As you probably know, Avry and I are getting ready to launch off into the great unknown. We are 44 days away from our take-off date, and we finally have bought our one way tickets to California. The fantasy is quickly becoming a reality.
As with every new experience I seek out, there comes this feeling of overwhelming thrill and excitement. The two emotions wash over me in rushes, sometimes good, sometimes bad, and sometimes they intermingle, producing a strange, confusing sensation of a reality other than the one I normally live in.
A few weeks ago someone asked Avry and I what our Pacific Crest Trail fears were. We have chatted about this extensively since the question was raised. And here our our answers:
A few weeks ago I gave a sort of off-hand response:
I’m afraid of dying on the trail! There are bears to fight with, rocks to trip over or get stuck between, rattlesnakes to step on, and waterless stretches to contend with. There is the possibility of getting lost and falling off a waterfall (true story!).
This answer might be true — I am afraid of all of those things. But, that is not what I’m most afraid of.
I’m most afraid of being with myself for five months straight.
There is a saying I hear a lot:
Wherever you go, there you are.
On Bike & Build, everywhere I went I had to deal with me. On my bike I had long stretches of solitude to just be with my thoughts. It was sometimes lovely, but often it was a horror show. I was two years sober and constantly trying to be anywhere but in my own body. Riding for 4,000 miles doesn’t allow any kind of avoidance.

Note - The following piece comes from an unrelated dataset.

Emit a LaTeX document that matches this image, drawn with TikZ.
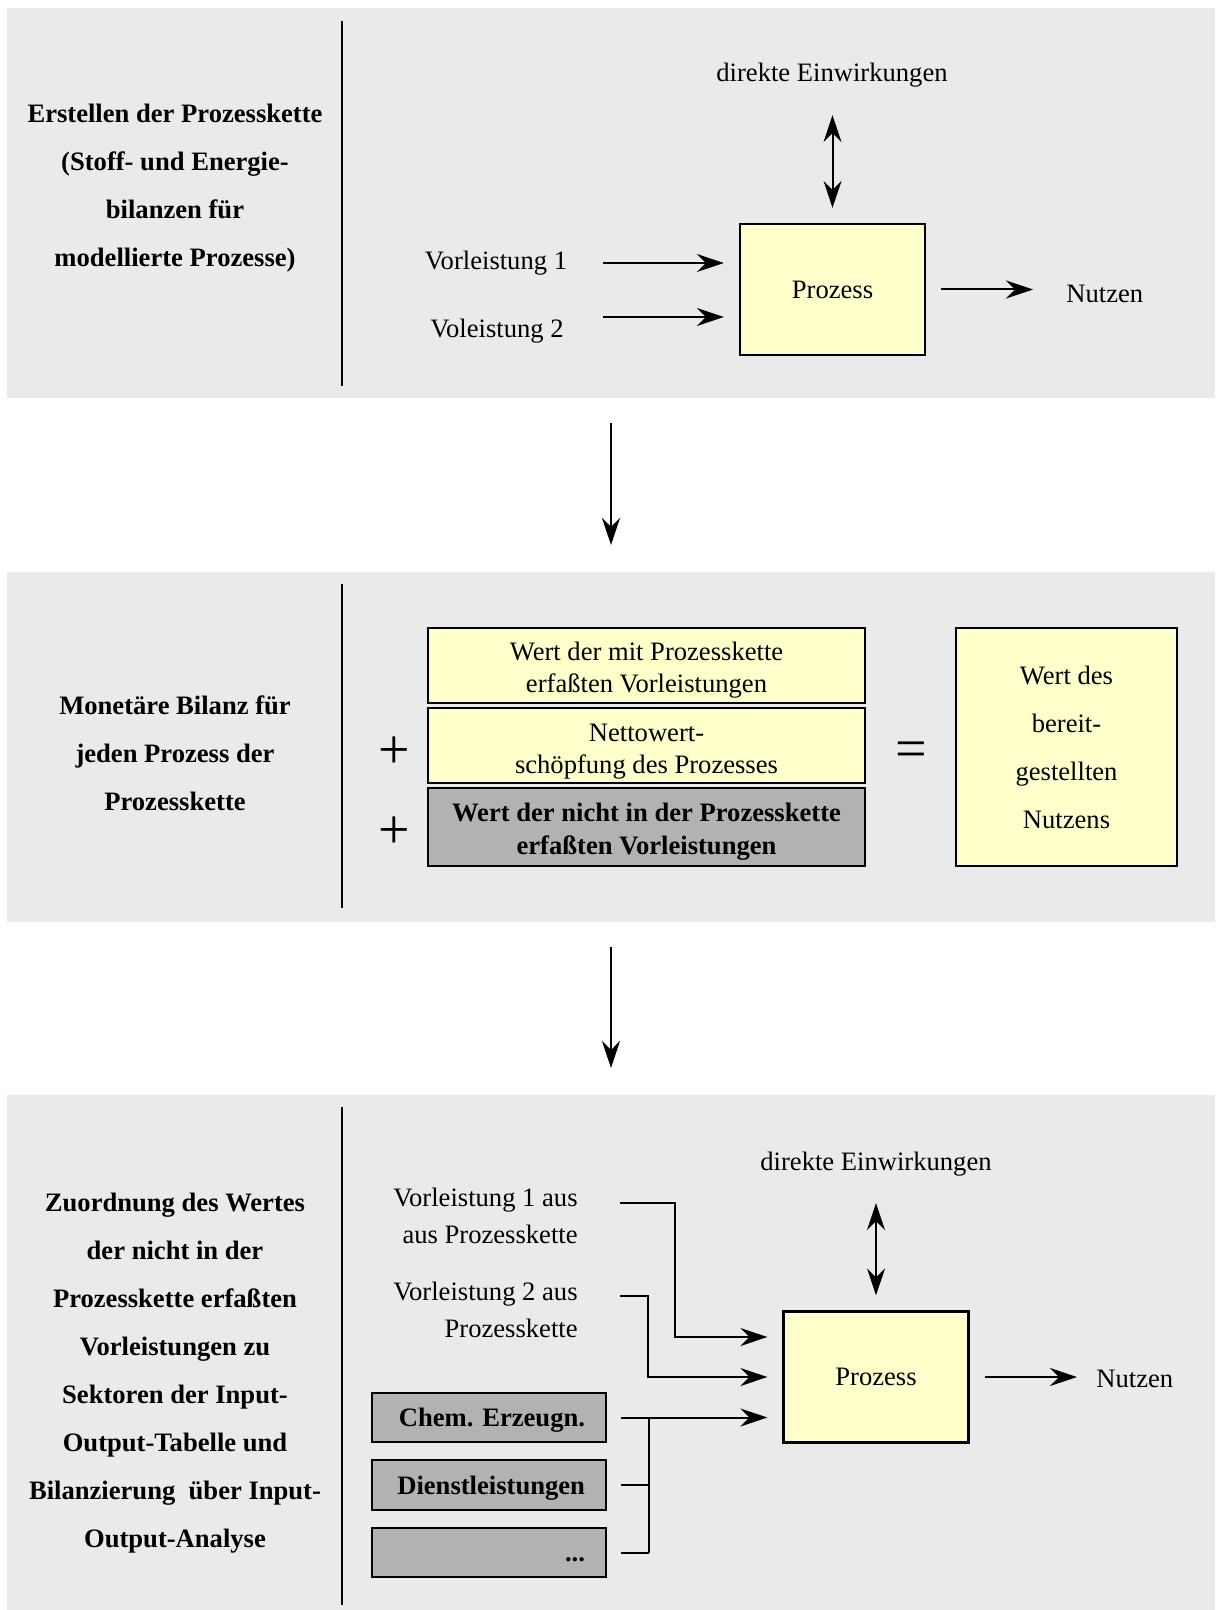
\documentclass[tikz,border=0pt]{standalone}
\usepackage{fontspec}
\setmainfont{Liberation Serif}
\usetikzlibrary{arrows.meta}
\frenchspacing
\definecolor{panelbg}{RGB}{234,234,234}
\definecolor{boxyellow}{RGB}{255,255,204}
\definecolor{boxgray}{RGB}{178,178,178}
% invisible rule that raises the first line of a box label
\newcommand\toppad[1]{\rule{0pt}{#1}}
\tikzset{
  >={Stealth[length=13.5pt,width=9pt,inset=4.5pt]},
  rule/.style={line width=1pt},
  conn/.style={line width=1pt},
  arr/.style={line width=1pt,->},
  dbl/.style={line width=1pt,<->},
  proc/.style={draw,line width=1.1pt,fill=boxyellow,minimum width=92.5pt,minimum height=65.5pt},
  stackbox/.style={draw,line width=1.1pt,minimum width=218.5pt,align=center},
  sector/.style={draw,line width=1.1pt,fill=boxgray,font=\bfseries\fontsize{13.3}{16}\selectfont,
    minimum height=24.5pt,text width=96pt,inner xsep=10.5pt,inner ysep=0pt,align=right,
    text height=10pt,text depth=1pt},
  title/.style={font=\bfseries\fontsize{13.3}{24}\selectfont,align=center},
  lbl/.style={anchor=base},
  sym/.style={font=\fontsize{28}{28}\selectfont},
}
\begin{document}
\begin{tikzpicture}[x=0.5pt,y=-0.5pt,every node/.style={inner sep=0pt,font=\fontsize{13.3}{16}\selectfont}]
\useasboundingbox (0,0) rectangle (1215,1610);
\fill[white] (0,0) rectangle (1215,1610);

% ---------- panel backgrounds and dividers
\fill[panelbg] (7,8) rectangle (1215,397.7);
\fill[panelbg] (7,571.7) rectangle (1215,921.7);
\fill[panelbg] (7,1095) rectangle (1215,1610);
\draw[rule] (342,21) -- (342,386);
\draw[rule] (342,584) -- (342,908);
\draw[rule] (342,1107) -- (342,1605);

% ---------- step 1: process chain
\node[title] (t1) at (175,188) {Erstellen der Prozesskette\\(Stoff- und Energie-\\bilanzen für\\modellierte Prozesse)};
\node[proc] (p1) at (832.5,289.5) {Prozess};
\node[lbl] (e1) at (832,82) {direkte Einwirkungen};
\node[lbl] (v11) at (496,270) {Vorleistung 1};
\node[lbl] (v12) at (497,337) {Voleistung 2};
\node[lbl,anchor=base west] (n1) at (1066,303) {Nutzen};
\coordinate (s11) at (603,263);
\coordinate (s12) at (603,317);
\draw[arr,shorten >=7.5pt] (s11) -- (s11 -| p1.west);
\draw[arr,shorten >=7.5pt] (s12) -- (s12 -| p1.west);
\draw[arr,shorten <=7.5pt,shorten >=16.5pt] (p1.east) -- (p1.east -| n1.west);
\draw[dbl,shorten <=13.5pt,shorten >=7.5pt] (p1.north |- e1.south) -- (p1.north);

% ---------- transition arrow 1
\coordinate (d1a) at (611,423);
\coordinate (d1b) at (611,545);
\draw[arr] (d1a) -- (d1b);

% ---------- step 2: monetary balance
\node[title] (t2) at (175,753) {Monetäre Bilanz für\\jeden Prozess der\\Prozesskette};
\node[stackbox,fill=boxyellow,minimum height=37.5pt] (b1) at (646.5,665.5) {\toppad{14pt}Wert der mit Prozesskette\\erfaßten Vorleistungen};
\node[stackbox,fill=boxyellow,minimum height=37.5pt] (b2) at (646.5,745.5) {\toppad{14.8pt}Nettowert-\\schöpfung des Prozesses};
\node[stackbox,fill=boxgray,minimum height=39pt,font=\bfseries\fontsize{13.3}{16.5}\selectfont] (b3) at (646.5,827) {\toppad{13.5pt}Wert der nicht in der Prozesskette\\erfaßten Vorleistungen};
\node[draw,line width=1.1pt,fill=boxyellow,minimum width=110.5pt,minimum height=119pt,align=center,
  font=\fontsize{13.3}{24}\selectfont] (r2) at (1066.5,747) {Wert des\\bereit-\\gestellten\\Nutzens};
\node[sym] (plus1) at (394,753) {+};
\node[sym] (plus2) at (394,833) {+};
\node[sym] (eq) at (911,755) {=};

% ---------- transition arrow 2
\coordinate (d2a) at (611,947);
\coordinate (d2b) at (611,1068);
\draw[arr] (d2a) -- (d2b);

% ---------- step 3: input-output allocation
\node[title] (t3) at (175,1373) {Zuordnung des Wertes\\der nicht in der\\Prozesskette erfaßten\\Vorleistungen zu\\Sektoren der Input-\\Output-Tabelle und\\Bilanzierung~ über Input-\\Output-Analyse};
\node[proc] (p3) at (876,1377) {Prozess};
\node[lbl] (e3) at (876,1170) {direkte Einwirkungen};
\node[lbl,anchor=base west] (n3) at (1096,1387) {Nutzen};
\node[anchor=east,align=right,font=\fontsize{13.3}{18.75}\selectfont] (v31) at (578,1216) {Vorleistung 1 aus\\aus Prozesskette};
\node[anchor=east,align=right,font=\fontsize{13.3}{18.75}\selectfont] (v32) at (578,1310) {Vorleistung 2 aus\\Prozesskette};
\node[sector] (g1) at (489,1417.5) {Chem. Erzeugn.};
\node[sector,minimum height=25pt] (g2) at (489,1485) {Dienstleistungen};
\node[sector] (g3) at (489,1552.5) {...};

\coordinate (c31) at (620,1203);
\coordinate (j31) at (675,1203);
\coordinate (c32) at (620,1296);
\coordinate (j32) at (648,1296);
\coordinate (c33) at ([xshift=7pt]g1.east);
\coordinate (j33) at ([xshift=21pt]g1.east);
\coordinate (c34) at ([xshift=7pt]g2.east);
\coordinate (j34) at ([xshift=21pt]g2.east);
\coordinate (c35) at ([xshift=7pt]g3.east);
\coordinate (j35) at ([xshift=21pt]g3.east);

\draw[arr,shorten >=7.5pt] (c31) -- (j31) |- ([yshift=20pt]p3.west);
\draw[arr,shorten >=7.5pt] (c32) -- (j32) |- (p3.west);
\draw[arr,shorten >=7.5pt] (c33) -- (c33 -| p3.west);
\draw[conn] (j33) -- (j35);
\draw[conn] (c34) -- (j34);
\draw[conn] (c35) -- (j35);
\draw[arr,shorten <=7.5pt,shorten >=9.5pt] (p3.east) -- (p3.east -| n3.west);
\draw[dbl,shorten <=13.5pt,shorten >=7.5pt] (p3.north |- e3.south) -- (p3.north);
\end{tikzpicture}
\end{document}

I’m afraid that there are whole new layers to myself I haven’t grappled with. Maybe there is self hatred I have to feel, maybe there are endless doubts that will plague me mile after mile, maybe there will be cruel judgements I pass on myself and others and the sickening feeling that comes with unfounded meanness. I fear that I’ll be as cruel to myself as I was on my last go at a long distance event. But there is also a tiny part of me that is hopeful that this time I’ll be better able to silence those terrible voices when they arise.
With an undertaking the size of the PCT, I think there are a lot of things you can anxiously obsess over — so the subject of fear is tricky. I could easily cop out and say that my biggest fear is that I won’t make it, but that would really be a lie.
As a person who tends toward the large side of the spectrum, I am pretty used to the feeling that I may not make it in physical endeavors. But I have learned through trial and error that actually I can do just about anything — if I’m truly willing.
My actual fear is a lot less interesting. I’m most nervous about being out in the wilderness for five months, away from the security of home and all that it represents. I think that there will be a feeling of profound exposure living in a tent. I make a nest — I value my space immensely. In the wilderness, I have no space. I’m in the world’s space, constantly on it’s terms. I think that not having a safe bed to crawl into after the discomfort of every day will be jarring.